Por: @jeff.qlo | Foto: Francisco Aguilar
Lo de anoche fue un saqueo espiritual, una purga sonora que dejó a su paso un campo de cuerpos exhaustos, drenados de la poca luz que aún les quedaba. Archgoat no solo se presentó en el escenario: descendió sobre él como una entidad inamovible, como una fuerza cuyo propósito es socavar todo lo sagrado y sumergir a quienes escuchan en una bruma densa de caos y devastación.
Desde el primer instante, el público quedó completamente atrapado en su órbita. No había distracciones, no había margen para la dispersión. Los ojos estaban fijos en la oscuridad que emanaba del escenario, en la forma en que cada riff y cada golpe de batería se clavaban como estacas en quienes estaban presentes. La multitud se entregaba, consumida por la negrura absoluta de lo que estaba ocurriendo. Era una posesión.
Y en el centro de esa tempestad, la voz de Lord Angelslayer. Lo suyo es un gruñido cavernoso que parece provenir de un abismo sin fondo, una vibración primitiva que no tiene eco en este mundo porque pertenece a algo más allá. Es un canto de guerra, un dictamen de condena que se impone sobre la música como si cada palabra invocara legiones de sombras para corroer lo poco que quedaba en pie.

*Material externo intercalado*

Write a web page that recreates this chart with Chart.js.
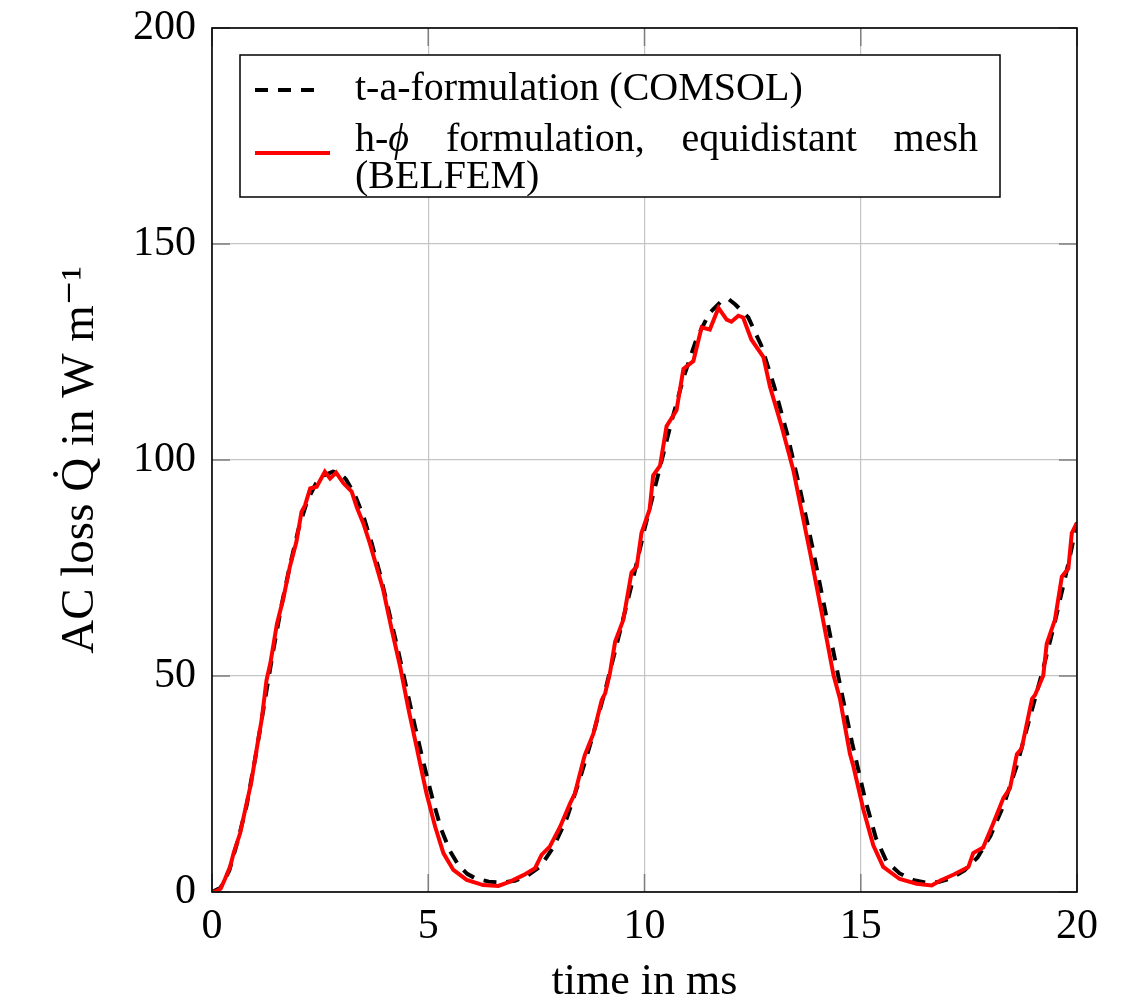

Si algo definió la puesta en escena, fue esa combinación de entrega absoluta con una frialdad inhumana. No hubo sonrisas, no hubo conexión innecesaria con el público. Archgoat no vino a entretener, vino a devastar, a hacer lo que siempre han hecho: profanar con convicción, sin rastro de piedad, sin el menor atisbo de concesión. Eran entidades, no personas. La música fluía a través de ellos, como si en lugar de tocar simplemente canalizaran una fuerza mayor, una que solo tiene un propósito: derrocar todo vestigio celestial.
Pero si hubo algo que se sintió como una verdadera señal del fin de los tiempos, fue la batería. Sonó como un colapso, como el tambor de guerra de un ejército que no da tregua. Cada golpe parecía arrancar cada órgano vital, cada blast beat se sentía como un cañonazo directo al pecho. No había un segundo de respiro, no había margen para procesar nada. Las trompetas del Apocalipsis resonaban como la consumación de la condena.
El público lo entendió desde el primer momento. No estaban allí para cantar, ni para saltar, ni para cualquier acto mundano de celebración. Estaban allí para ser consumidos. Y así fue. Absorbieron todo lo que Archgoat les entregó, se dejaron arrastrar hasta que no quedó nada más que vacío. No se trató de resistencia, sino de una rendición total a la oscuridad absoluta.
Lo que quedó al final fue un espacio vacío, un escenario que ya no parecía real, como si hubiera sido devorado por la entidad misma que lo ocupó. El público, reducido a restos, no salió del recinto de la misma manera en que entró. Algo quedó atrás, algo se drenó. Eso es Archgoat: la imposición de la oscuridad absoluta, el sonido de un infierno que no se cree en metáforas, sino en hechos.